House Speaker Sexton Says Tennessee "Can Afford" To Reject $2 Billion In Federal Education Funds

  • Tuesday, May 16, 2023
  • Hannah Campbell
House Speaker Cameron Sexton
House Speaker Cameron Sexton

House Speaker Cameron Sexton continues to muse about rejecting $2 billion in federal funding for education. After revealing the idea in February, he proposed a task force to make a feasibility recommendation by Dec. 1 this year.

“Our state can afford not to take federal education dollars,” Rep. Sexton told Hamilton County Republican Women Tuesday. “We would have total control of what we teach in the schools.”

Tennessee would be the first state ever to reject the money, and Rep. Sexton suggested that Tennessee has been first a lot lately, and other states have been following.

Rep. Sexton said that Tennessee is “leading the country,” with the “best economy” in the 50 states. “Our limitation is the federal government,” he said.

“These blue states do not like it,” he said, acknowledging the trend of voters to identify as “conservative” or “progressive,” not Republican or Democrat.

As the California state legislature votes to raise the debt ceiling from $23 billion to $32 billion, he said, Tennessee’s current budget cuts $407 million in taxes while halting sales tax on groceries for three months later this year. Tennessee’s rainy-day fund is in the billions.

Rep. Sexton said that the Republican-controlled General Assembly and the Caucus will not support “red flag” laws to limit gun sales in the upcoming August special session. He said the state would go far if it first enforced its existing laws, including an existing order of protection law regarding mental illness.

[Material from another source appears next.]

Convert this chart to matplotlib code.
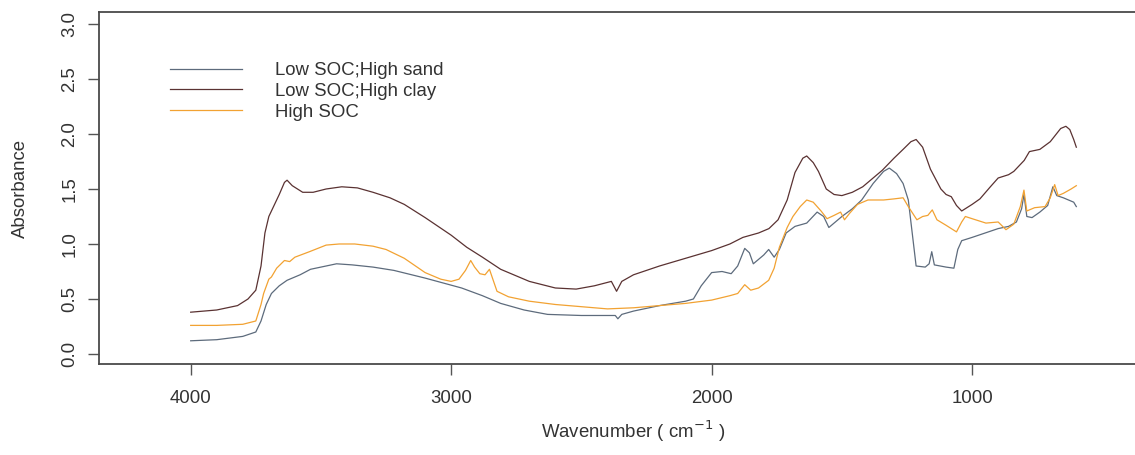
import matplotlib.pyplot as plt

plt.rcParams['font.family'] = ['Liberation Sans', 'DejaVu Sans']

# Spectra (wavenumber cm-1, absorbance)
wn_sand = [4000, 3900, 3800, 3750, 3730, 3710, 3690, 3660, 3630, 3580, 3540, 3480,
           3440, 3380, 3300, 3220, 3100, 2960, 2880, 2810, 2720, 2630, 2500, 2400,
           2370, 2360, 2345, 2300, 2200, 2100, 2070, 2040, 2000, 1960, 1925, 1900,
           1873, 1855, 1840, 1800, 1781, 1760, 1740, 1714, 1680, 1635, 1595, 1570,
           1550, 1525, 1500, 1460, 1424, 1380, 1340, 1318, 1290, 1265, 1245, 1225,
           1215, 1180, 1165, 1155, 1145, 1100, 1070, 1055, 1040, 1000, 950, 900,
           860, 830, 810, 801, 790, 770, 740, 710, 690, 675, 650, 630, 610, 600]
abs_sand = [0.12, 0.13, 0.16, 0.20, 0.30, 0.45, 0.55, 0.62, 0.67, 0.72, 0.77, 0.80,
            0.82, 0.81, 0.79, 0.76, 0.69, 0.60, 0.53, 0.46, 0.40, 0.36, 0.35, 0.35,
            0.35, 0.32, 0.36, 0.39, 0.44, 0.48, 0.50, 0.62, 0.74, 0.75, 0.73, 0.80,
            0.96, 0.92, 0.82, 0.90, 0.95, 0.88, 0.95, 1.10, 1.16, 1.19, 1.29, 1.25,
            1.15, 1.20, 1.25, 1.32, 1.40, 1.55, 1.66, 1.69, 1.64, 1.55, 1.40, 1.00,
            0.80, 0.79, 0.82, 0.93, 0.81, 0.79, 0.78, 0.95, 1.03, 1.06, 1.10, 1.14,
            1.16, 1.20, 1.32, 1.45, 1.25, 1.24, 1.29, 1.35, 1.52, 1.44, 1.42, 1.40,
            1.38, 1.34]

wn_clay = [4000, 3900, 3820, 3780, 3750, 3730, 3715, 3700, 3680, 3660, 3640, 3630,
           3610, 3570, 3530, 3480, 3420, 3360, 3300, 3235, 3180, 3100, 3000, 2940,
           2880, 2810, 2700, 2600, 2520, 2450, 2385, 2365, 2345, 2300, 2200, 2100,
           2000, 1930, 1880, 1820, 1780, 1745, 1710, 1680, 1650, 1635, 1610, 1590,
           1560, 1530, 1500, 1460, 1420, 1345, 1300, 1265, 1235, 1215, 1190, 1160,
           1120, 1100, 1080, 1060, 1040, 1000, 970, 930, 900, 860, 840, 800, 780,
           740, 700, 680, 660, 640, 625, 610, 600]
abs_clay = [0.38, 0.40, 0.44, 0.50, 0.58, 0.80, 1.10, 1.25, 1.35, 1.45, 1.56, 1.58,
            1.53, 1.47, 1.47, 1.50, 1.52, 1.51, 1.47, 1.42, 1.36, 1.24, 1.08, 0.97,
            0.88, 0.77, 0.66, 0.60, 0.59, 0.62, 0.66, 0.57, 0.66, 0.72, 0.80, 0.87,
            0.94, 1.00, 1.06, 1.10, 1.14, 1.22, 1.40, 1.65, 1.78, 1.80, 1.74, 1.66,
            1.50, 1.45, 1.44, 1.47, 1.52, 1.67, 1.78, 1.86, 1.93, 1.95, 1.88, 1.68,
            1.50, 1.45, 1.43, 1.35, 1.30, 1.36, 1.41, 1.52, 1.60, 1.63, 1.66, 1.76,
            1.84, 1.86, 1.93, 1.99, 2.05, 2.07, 2.04, 1.95, 1.88]

wn_soc = [4000, 3900, 3800, 3750, 3730, 3720, 3700, 3690, 3670, 3640, 3620, 3600,
          3544, 3480, 3430, 3370, 3300, 3250, 3180, 3100, 3040, 3000, 2970, 2945,
          2925, 2910, 2890, 2870, 2853, 2840, 2824, 2780, 2700, 2600, 2500, 2400,
          2300, 2200, 2100, 2000, 1930, 1900, 1873, 1850, 1820, 1781, 1760, 1740,
          1710, 1688, 1660, 1635, 1610, 1580, 1557, 1530, 1505, 1490, 1470, 1440,
          1400, 1340, 1300, 1265, 1245, 1212, 1190, 1170, 1153, 1135, 1100, 1060,
          1040, 1026, 1000, 947, 900, 870, 840, 815, 801, 790, 760, 720, 700, 683,
          670, 650, 620, 600]
abs_soc = [0.26, 0.26, 0.27, 0.30, 0.45, 0.55, 0.68, 0.70, 0.78, 0.85, 0.84, 0.88,
           0.93, 0.99, 1.00, 1.00, 0.98, 0.95, 0.87, 0.74, 0.68, 0.66, 0.68, 0.76,
           0.85, 0.79, 0.73, 0.72, 0.77, 0.68, 0.57, 0.52, 0.48, 0.45, 0.43, 0.41,
           0.42, 0.44, 0.46, 0.49, 0.53, 0.55, 0.63, 0.58, 0.60, 0.67, 0.78, 0.97,
           1.15, 1.25, 1.34, 1.40, 1.38, 1.30, 1.23, 1.26, 1.29, 1.22, 1.28, 1.36,
           1.40, 1.40, 1.41, 1.42, 1.34, 1.22, 1.25, 1.26, 1.31, 1.22, 1.17, 1.11,
           1.20, 1.25, 1.23, 1.19, 1.20, 1.13, 1.18, 1.34, 1.49, 1.30, 1.33, 1.34,
           1.42, 1.54, 1.44, 1.46, 1.50, 1.53]

labels = ['Low SOC;High sand', 'Low SOC;High clay', 'High SOC']
colors = ['#5d6b7c', '#5a3232', '#f2a232']

fs = 13.4
fig = plt.figure(figsize=(11.35, 4.55), dpi=100)
ax = fig.add_axes([99 / 1135, 0.2, 1069 / 1135, 352 / 455])

ax.plot(wn_sand, abs_sand, color=colors[0], lw=0.9, label=labels[0])
ax.plot(wn_clay, abs_clay, color=colors[1], lw=0.9, label=labels[1])
ax.plot(wn_soc, abs_soc, color=colors[2], lw=0.9, label=labels[2])

ax.set_xlim(4352, 248)
ax.set_ylim(-0.091, 3.109)
ax.set_xticks([4000, 3000, 2000, 1000])
ax.set_yticks([0.0, 0.5, 1.0, 1.5, 2.0, 2.5, 3.0])
ax.set_yticklabels(['0.0', '0.5', '1.0', '1.5', '2.0', '2.5', '3.0'])

for sp in ax.spines.values():
    sp.set_color('#4a4a4a')
    sp.set_linewidth(1.3)
ax.tick_params(axis='both', colors='#555555', labelcolor='#333333',
               labelsize=fs, length=8, width=1.0)
ax.tick_params(axis='x', pad=11)
ax.tick_params(axis='y', pad=7, labelrotation=90)
for t in ax.get_yticklabels():
    t.set_va('center')

ax.set_xlabel('Wavenumber ( cm$^{-1}$ )', fontsize=fs, color='#333333', va='center')
ax.xaxis.set_label_coords(0.5, -0.19)
ax.set_ylabel('Absorbance', fontsize=fs, color='#333333', va='center')
ax.yaxis.set_label_coords(-0.073, 0.5)

ax.legend(loc='upper left', bbox_to_anchor=(170 / 1135, 1 - 62 / 455),
          bbox_transform=fig.transFigure, frameon=False, borderpad=0,
          borderaxespad=0, handlelength=3.87, handletextpad=1.77,
          labelspacing=0.21, fontsize=fs, labelcolor='#333333')

plt.savefig('out.png', dpi=100)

But there are loopholes to close, too, he said. Under current law a conservatee cannot own a gun but he can purchase a gun. Mental health histories and violent crime histories of juveniles are wiped clean at 19 years old, he said, and some important incidents may be just a few months old.

Rep. Sexton said that the Tennessee Bureau of Investigation has a 200,000-case data entry backlog, or 12 years’ worth of data that might keep dangerous people from buying guns. He speculated that people like the Covenant School shooter could be listed in this backlog.

“I’m not going to mention her name because it’s not worth it,” he said.

This year’s budget funds an armed school resource officer in every Tennessee school, public or private. He said children should be safe “anywhere they go.”

“It shouldn’t matter if they’re in public or private school,” he said. SROs build relationships with students and prevent tragedy, he said.

“They become fabric of that school,” he said.

The budget also doubles funding for behavioral health care in schools, and Rep. Sexton proposed that mental health care be offered in schools as well. If schools have rejected federal money, they will have more local power to resist a federal agenda, he said.

Rep. Sexton predicted that young people’s stress and anxiety brought on by the pandemic will be “huge” during the next 10 years.

“I think that there are a lot of things that we can do,” he said.

Rep. Sexton praised the Truth in Sentencing law of 2022, which requires some violent criminals to serve their full sentences without possibility of parole or early release.

He said the Memphis man who murdered runner Eliza Fletcher should have been in jail at the time, but a good credit system allowed him early release.

Rep. Sexton said he would like to build Tennessee Colleges of Applied Technology onsite at jails to help prisoners prepare for release. He said vocational job training and housing are better versions of rehabilitation programming. His own Crossville constituents tell him, “Just don’t send me home,” so they can break the cycle, he said.

He has also pushed secret ballots in the unionization process for companies that receive state money. Rep. Sexton said that a company has never unionized in Tennessee with a secret ballot.

If the secret ballot system is good enough for local and federal elections, he said, “it should be good enough for unions.”

Rep. Sexton said the general assembly is working to protect the lives of mothers as well as the lives of their unborn babies.

“You can do both,” he said.

Rep. Sexton closed by saying that if he could do it all over again, he would still vote to expel the Tennessee Three, even though it made some bad press.

“You hope they learn, you hope they change,” he said. “I’m not so sure about these three, but we’ll see.”